Upperclassmen will comprise the foundation of the Tigers’ rebirth as a team, Morgan said. At the center of that movement will be senior post players Tyee Fisher and Ray Darrington.
“They will anchor this team with their size and savvy,” Morgan said. “Both guys have a good touch and will pound it through at will. It will be nearly impossible to score against this powerful duo in the paint. They will dominate the paint on both ends of the floor. They are tough, focused and determined to dominate their new league.”
Another senior, football player Clay Nelson, promises to make a difference on the varsity with a “toughness that comes from his humble approach to the game,” Morgan said.
“As an athlete looking to get started to his work ahead on the gridiron in college, Clay accepts his role as a tough adversary on the practice floor, and an able substitute, offering rest to his classmate duo post players,” he said.
Morgan said his junior class of four players is divided evenly between two sharpshooters and two distributors.
“Lucas Hindman and Jordan Hall will drive nails in the coffins of lazy defenders,” he said. “Deadly from deep, these teammates love to shoot the long ball. As they transition through the center court, following a defensive takeaway, they will find their spots, and deliver — likely dropping three before the defense recovers.”
Aided by two ball handling classmates, Jordan and Lucas will hold their own, and occasionally send a team home scratching their heads.”
Delivering opportunities will be classmates Eli DeMello, and Trenton Fisher, Morgan said.
“Both ball-handlers will not hesitate to shoot from anywhere, while both seem to thrive on their way through the paint,” he said. “Hustlers on the defensive end, these point men will drop more dimes than a broken phone booth. Making their teammates the hero is what these two will strive to do. Assists, rebounds, and defensive intensity will not be foreign to these two apt point guards.”
Morgan said three to five players will swing between varsity and JV, including sophomore wings Graden Kerr and Fco Ramos and freshman Kaden Hindman.
“The varsity bench has some spots available, but we are going to get as much playing time as possible for each and every member of the program,” he said. “There is some separation after the first seven spots, and the later three are primarily for practice squad — pushing the older kids, forcing improvements.”
Overall, Morgan said he believes the Tigers have the talent to make an impact in the Coastal Range League, which includes Clatskanie, Warrenton, Willamina and newly crowned class 3A state football champion Rainer.
“This is a well-balanced team with two experienced post players, and a handful of guys that can get hot from deep — opening up many opportunities, providing options on the offensive end,” he said. “Our challenge will be on the defensive end. We have a lot of work to do to stay in games defensively. We are a half-step slow at this point, and are trying to find our true identity as an aggressive defensive team.”
Adopting to yet another coaching change will be tantamount to altering the program’s culture, he said.
“It is always my priority to win games, but as a program, we must not compromise the integrity of our team, and each individual athlete, as we are invested in growing this program. The older athletes are buying into the idea of growing something exciting at Taft.

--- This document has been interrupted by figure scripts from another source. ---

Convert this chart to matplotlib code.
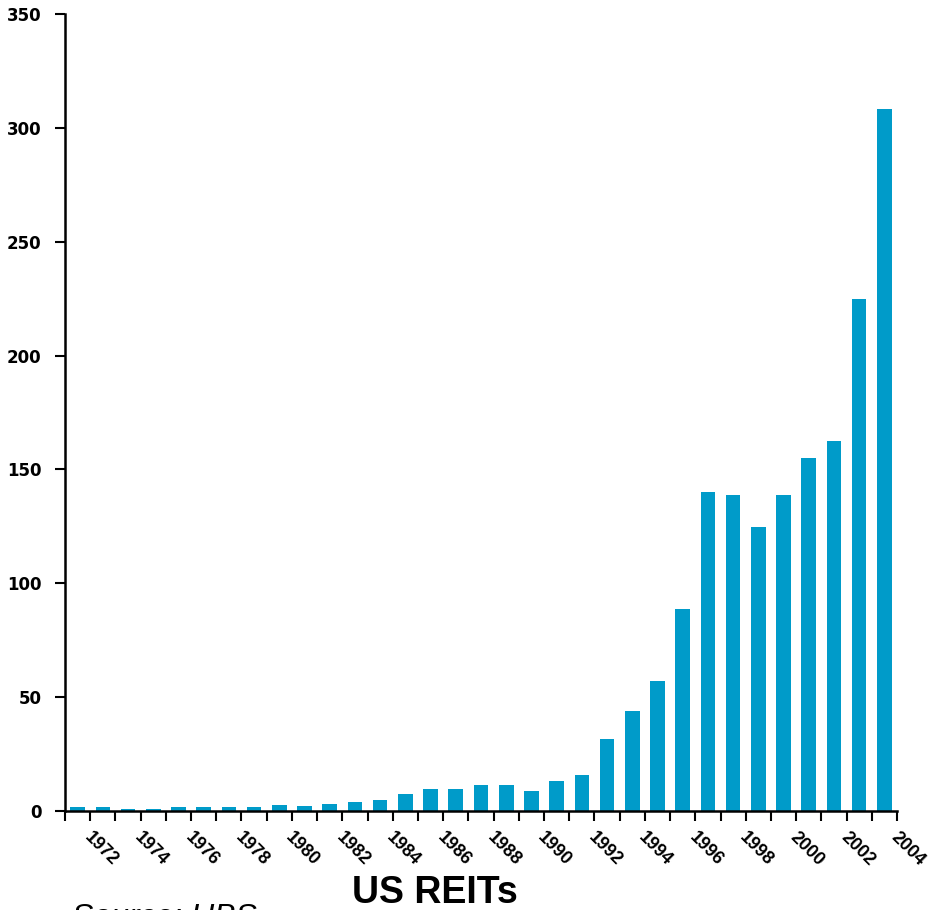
import numpy as np
import matplotlib
matplotlib.use("Agg")
import matplotlib.pyplot as plt

plt.rcParams['font.family'] = ['Liberation Sans', 'DejaVu Sans']

# --- data ---
years = list(range(1971, 2004))
values = [1.8, 1.8, 0.9, 0.9, 1.8, 1.8, 1.8, 1.8, 2.6, 2.4,
          3.2, 4.1, 4.8, 7.3, 9.7, 9.7, 11.4, 11.4, 9.0, 13.0,
          15.6, 31.6, 43.9, 57.1, 88.7, 140.1, 138.6, 124.5, 138.6, 154.8,
          162.3, 224.8, 308.3]
tick_years = list(range(1972, 2005, 2))
yticks = [0, 50, 100, 150, 200, 250, 300, 350]

bar_color = '#009BC9'

fig = plt.figure(figsize=(9.39, 9.10), dpi=100)
ax = fig.add_axes([65 / 939, 1 - 811 / 910, (897 - 65) / 939, (811 - 14) / 910])

x = np.arange(len(values)) + 0.5
ax.bar(x, values, width=0.58, color=bar_color, zorder=2)

ax.set_xlim(0, len(values))
ax.set_ylim(0, 350)

# ticks between categories, labels every second year
ax.set_xticks(np.arange(0, len(values) + 1))
ax.set_xticklabels([])
for yr in tick_years:
    pos = yr - 1971
    ax.text(pos + 0.1, -8, str(yr), rotation=-45, rotation_mode='anchor',
            ha='left', va='top', fontsize=13, fontweight='bold')

ax.set_yticks(yticks)
ax.set_yticklabels([str(v) for v in yticks], fontsize=12, fontweight='bold',
                   family='DejaVu Sans')

ax.tick_params(axis='y', direction='out', length=7, width=1.5, pad=10)
ax.tick_params(axis='x', direction='out', length=7, width=1.5)

for s in ['top', 'right']:
    ax.spines[s].set_visible(False)
for s in ['left', 'bottom']:
    ax.spines[s].set_linewidth(1.8)

fig.text(435 / 939, 1 - 903 / 910, 'US REITs', ha='center', va='baseline',
         fontsize=27, fontweight='bold')
fig.text(72 / 939, 1 - 903 / 910, 'Source: UBS', ha='left', va='top',
         fontsize=23, style='italic')

fig.savefig('out.png', dpi=100)
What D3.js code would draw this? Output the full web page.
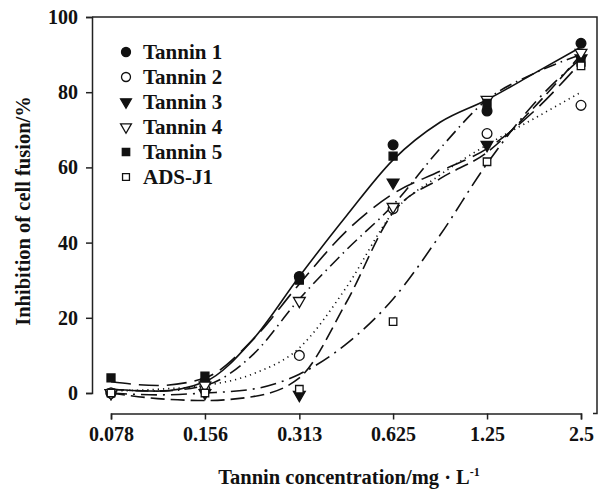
<!DOCTYPE html>
<html>
<head>
<meta charset="utf-8">
<script src="https://cdn.jsdelivr.net/npm/d3@7"></script>
<style>
  body { margin: 0; background: #fff; }
  text { font-family: "Liberation Serif", "Times New Roman", serif; font-weight: bold; fill: #111; }
</style>
</head>
<body>
<div id="chart"></div>
<script>
// Concentration categories (mg/L) and tick labels
const concentrations = [0.078, 0.156, 0.313, 0.625, 1.25, 2.5];
const concLabels = ["0.078", "0.156", "0.313", "0.625", "1.25", "2.5"];
const yTicks = [0, 20, 40, 60, 80, 100];
const seriesNames = ["Tannin 1", "Tannin 2", "Tannin 3", "Tannin 4", "Tannin 5", "ADS-J1"];

// Measured inhibition (%) at each concentration
const tannin1 = [0, 3, 31, 66, 75, 93];
const tannin2 = [0, 1, 10, 49, 69, 76.5];
const tannin3 = [0, 0, -0.5, 56, 66, 89];
const tannin4 = [0, 2, 24.5, 49.5, 78, 90.5];
const tannin5 = [4, 4.5, 30, 63, 77, 88];
const adsJ1   = [0, 0, 1, 19, 61.5, 87];

// Fitted curves at half-step concentrations
const fitConc = [0.078, 0.110, 0.156, 0.221, 0.313, 0.442, 0.625, 0.884, 1.25, 1.77, 2.5];
const fit1 = [1, 0.5, 3, 14, 31, 47, 62, 72, 78, 85, 92];
const fit2 = [0.5, 1, 2, 5, 12, 28, 48, 58, 66, 73, 80];
const fit3 = [0, -1.5, -2, -1, 4, 24, 48, 57, 64, 76, 90];
const fit4 = [1, 0.5, 2, 10, 25, 38, 50, 65, 78, 85, 90];
const fit5 = [3, 2, 4, 14, 29, 43, 53, 59, 65, 75, 88];
const fitAds = [0, -0.5, 0, 1, 5, 13, 25, 42, 61, 77, 89];

const width = 600, height = 491;
const margin = {left: 92, right: 3, top: 17, bottom: 98};

const svg = d3.select("#chart").append("svg")
              .attr("width", width)
              .attr("height", height);

const xScale = d3.scaleLog()
                 .domain([0.078, 2.5])
                 .range([111, 581]);
const yScale = d3.scaleLinear()
               .domain([0, 100])
               .range([393, 17]);

// Frame: top and right borders
svg.append("path")
   .attr("d", "M" + margin.left + "," + yScale(100) + "H597V413.5H593")
   .attr("fill", "none")
   .attr("stroke", "#222")
   .attr("stroke-width", 1.5);

// Y axis
const yAxis = svg.append("g")
                 .attr("transform", "translate(" + margin.left + ",0)")
                 .call(d3.axisLeft(yScale).tickValues(yTicks).tickSize(6).tickPadding(8));
yAxis.select(".domain").attr("stroke", "#222").attr("stroke-width", 1.5);
yAxis.selectAll(".tick line").attr("stroke", "#222").attr("stroke-width", 1.5);
yAxis.selectAll(".tick text").style("font-size", "20px");

// X axis
const xAxis = svg.append("g")
                 .attr("transform", "translate(0,413.5)")
                 .call(d3.axisBottom(xScale).tickValues(concentrations)
                         .tickFormat((d, i) => concLabels[i]).tickSizeOuter(6).tickSize(6).tickPadding(7));
xAxis.select(".domain").attr("stroke", "#222").attr("stroke-width", 1.5);
xAxis.selectAll(".tick line").attr("stroke", "#222").attr("stroke-width", 1.5);
xAxis.selectAll(".tick text").style("font-size", "20px");

// Axis titles
svg.append("text")
   .attr("x", 349)
   .attr("y", 484)
   .attr("text-anchor", "middle")
   .style("font-size", "20.5px")
   .html("Tannin concentration/mg \u00B7 L<tspan dy='-8' font-size='12px'>-1</tspan>");

svg.append("text")
   .attr("transform", "translate(30,211) rotate(-90)")
   .attr("text-anchor", "middle")
   .style("font-size", "20.5px")
   .text("Inhibition of cell fusion/%");

// Series definitions
const series = [
    {name: seriesNames[0], values: tannin1, fit: fit1, symbol: d3.symbolCircle, size: 75, filled: true, dash: null},
    {name: seriesNames[1], values: tannin2, fit: fit2, symbol: d3.symbolCircle, size: 75, filled: false, dash: "1.2,4"},
    {name: seriesNames[2], values: tannin3, fit: fit3, symbol: "down", size: 60, filled: true, dash: "14,6"},
    {name: seriesNames[3], values: tannin4, fit: fit4, symbol: "down", size: 60, filled: false, dash: "13,5,1.5,5"},
    {name: seriesNames[4], values: tannin5, fit: fit5, symbol: d3.symbolSquare, size: 64, filled: true, dash: "20,8"},
    {name: seriesNames[5], values: adsJ1, fit: fitAds, symbol: d3.symbolSquare, size: 56, filled: false, dash: "16,6,2,6"}
];

function markerPath(s, scale) {
    const type = s.symbol === "down" ? d3.symbolTriangle : s.symbol;
    return d3.symbol().type(type).size(s.size * (scale || 1))();
}

const line = d3.line()
               .x((d, i) => xScale(fitConc[i]))
               .y(d => yScale(d))
               .curve(d3.curveMonotoneX);

series.forEach(function (s) {
    svg.append("path")
       .datum(s.fit)
       .attr("d", line)
       .attr("fill", "none")
       .attr("stroke", "#111")
       .attr("stroke-width", 1.6)
       .attr("stroke-dasharray", s.dash);
});

series.forEach(function (s) {
    svg.append("g")
       .selectAll("path")
       .data(s.values)
       .enter()
       .append("path")
       .attr("d", markerPath(s))
       .attr("transform", (d, i) => "translate(" + xScale(concentrations[i]) + "," + yScale(d) + ")" + (s.symbol === "down" ? " rotate(180)" : ""))
       .attr("fill", s.filled ? "#111" : "#fff")
       .attr("stroke", "#111")
       .attr("stroke-width", 1.3);
});

// Legend
const legend = svg.append("g");
series.forEach(function (s, i) {
    const y = 52 + i * 25;
    legend.append("path")
          .attr("d", markerPath(s, 0.85))
          .attr("transform", "translate(126," + y + ")" + (s.symbol === "down" ? " rotate(180)" : ""))
          .attr("fill", s.filled ? "#111" : "#fff")
          .attr("stroke", "#111")
          .attr("stroke-width", 1.3);
    legend.append("text")
          .attr("x", 143)
          .attr("y", y + 7)
          .style("font-size", "21px")
          .text(s.name);
});
</script>
</body>
</html>
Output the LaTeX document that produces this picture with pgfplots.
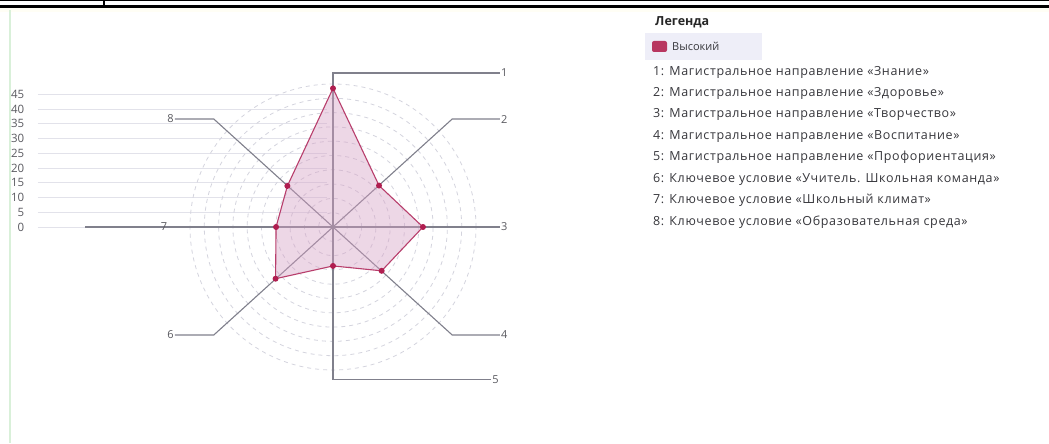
\documentclass[border=0pt]{standalone}
\usepackage{pgfplots}
\pgfplotsset{compat=1.18}
\usepackage{fontspec}
\setmainfont{Open Sans}
\newfontfamily\legfont[LetterSpace=5]{Open Sans}
\definecolor{spoke}{RGB}{128,128,140}
\definecolor{ringc}{RGB}{212,212,222}
\definecolor{gridc}{RGB}{226,226,234}
\definecolor{radline}{RGB}{184,62,108}
\definecolor{radmark}{RGB}{176,30,80}
\definecolor{radfill}{RGB}{214,160,196}
\definecolor{txt}{RGB}{55,55,60}
\definecolor{lblc}{RGB}{90,90,96}
\definecolor{lav}{RGB}{238,238,248}
\definecolor{swatch}{RGB}{184,54,96}
\begin{document}
\begin{tikzpicture}
% page background (px -> pt: x = px-333, y = 227-py)
\fill[white] (-333pt,-216pt) rectangle (716pt,227pt);
\fill[black] (-333pt,219.3pt) rectangle (716pt,222.3pt);
\fill[black] (-333pt,226pt) rectangle (716pt,227pt);
\fill[black] (-230pt,222pt) rectangle (-228pt,227pt);
\fill[yellow!4] (-333pt,215pt) rectangle (716pt,219.3pt);
\draw[green!60!black!15, line width=1.4pt] (-323pt,-216pt) -- (-323pt,217pt);
\begin{axis}[
  anchor=origin, at={(0pt,0pt)},
  x=2.95pt, y=2.95pt,
  xmin=-100, xmax=60, ymin=-55, ymax=55,
  clip=false,
  axis x line=none,
  axis y line*=left,
  y axis line style={draw=none},
  major tick length=0pt,
  ytick={0,5,...,45},
  /pgf/number format/assume math mode=true,
  yticklabel style={anchor=east, inner sep=0pt, xshift=-13.5pt,
    font=\fontsize{11.5}{13}\selectfont, text=lblc},
]
% horizontal scale lines
\pgfplotsinvokeforeach{0,5,...,45}{
  \draw[gridc, line width=0.8pt] (axis cs:-100,#1) -- (axis cs:-2,#1);
}
% dashed rings
\pgfplotsinvokeforeach{1,...,10}{
  \draw[ringc, line width=0.8pt, dash pattern=on 4pt off 4pt] (axis cs:0,0) circle[radius=#1*14.3pt];
}
% spokes with elbows
\addplot[spoke, line width=1.1pt] coordinates {(0,0) (0,52.2) (56.6,52.2)};
\addplot[spoke, line width=1.1pt] coordinates {(0,0) (40.4,36.6) (56.6,36.6)};
\addplot[spoke, line width=1.1pt] coordinates {(0,0) (56.6,0)};
\addplot[spoke, line width=1.1pt] coordinates {(0,0) (40.4,-36.6) (56.6,-36.6)};
\addplot[spoke, line width=1.1pt] coordinates {(0,0) (0,-51.7) (53.6,-51.7)};
\addplot[spoke, line width=1.1pt] coordinates {(0,0) (-40.4,-36.6) (-53.6,-36.6)};
\addplot[spoke, line width=1.1pt] coordinates {(0,0) (-84,0)};
\addplot[spoke, line width=1.1pt] coordinates {(0,0) (-40.4,36.6) (-53.6,36.6)};
% spoke labels
\begin{scope}[every node/.style={font=\fontsize{11}{13}\selectfont, text=lblc, inner sep=1pt}]
\node[anchor=west] at (axis cs:56.6,52.2) {1};
\node[anchor=west] at (axis cs:56.6,36.6) {2};
\node[anchor=west] at (axis cs:56.6,0) {3};
\node[anchor=west] at (axis cs:56.6,-36.6) {4};
\node[anchor=west] at (axis cs:53.6,-51.7) {5};
\node[anchor=east] at (axis cs:-53.6,-36.6) {6};
\node at (axis cs:-57.3,0) {7};
\node[anchor=east] at (axis cs:-53.6,36.6) {8};
\end{scope}
% radar series (polar: angle, value)
\addplot[data cs=polar, draw=radline, line width=1.1pt, fill=radfill, fill opacity=0.42,
  mark=*, mark size=2.4pt, mark options={fill=radmark, draw=radmark, fill opacity=1}]
  coordinates {(90,47) (42,21) (0,30.5) (-42,22.2) (-90,13.2) (-138,26.2) (180,19.3) (138,20.8)} -- cycle;
\end{axis}
% legend
\node[anchor=west, inner sep=0pt, font=\fontsize{12.5}{14}\selectfont\bfseries, text=black!85] at (322pt,204.3pt) {Легенда};
\fill[lav] (312pt,167pt) rectangle (429pt,194pt);
\fill[swatch, rounded corners=2pt] (319pt,175pt) rectangle (334pt,186pt);
\node[anchor=west, inner sep=0pt, font=\fontsize{11}{12}\selectfont, text=txt] at (339pt,181pt) {Высокий};
\begin{scope}[every node/.style={anchor=west, inner sep=0pt, font=\legfont\fontsize{12.5}{14}\selectfont, text=txt}]
\node at (320pt,155.0pt) {1: Магистральное направление «Знание»};
\node at (320pt,133.6pt) {2: Магистральное направление «Здоровье»};
\node at (320pt,112.2pt) {3: Магистральное направление «Творчество»};
\node at (320pt,90.8pt) {4: Магистральное направление «Воспитание»};
\node at (320pt,69.4pt) {5: Магистральное направление «Профориентация»};
\node at (320pt,48.0pt) {6: Ключевое условие «Учитель. Школьная команда»};
\node at (320pt,26.6pt) {7: Ключевое условие «Школьный климат»};
\node at (320pt,5.2pt) {8: Ключевое условие «Образовательная среда»};
\end{scope}
\end{tikzpicture}
\end{document}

“Most parents see my priorities backwards. A parent is most interested in their child first, then his team, and the sustainability of the program is rarely important beyond their child’s time at Taft. It is a natural parental instinct to prioritize in this manner, but it is important that we see each perspective.
“We will focus on our team conviction, and our fearless desire to improve — as a team, and a program building a future. We are excited to see how things progress this season, and will accept nothing less than growth, and devotion to the next generation of Taft Tigers. It’s going to be fast, exciting and fun to watch.
“We are focused on our opportunities to be very competitive in our new league, but we are also focused on building the future. We want to put some new numbers on the championship banners in the gym, and we would like to make our new league take notice — Taft is rebuilding a sustainable program for the future. Basketball will matter at Taft.”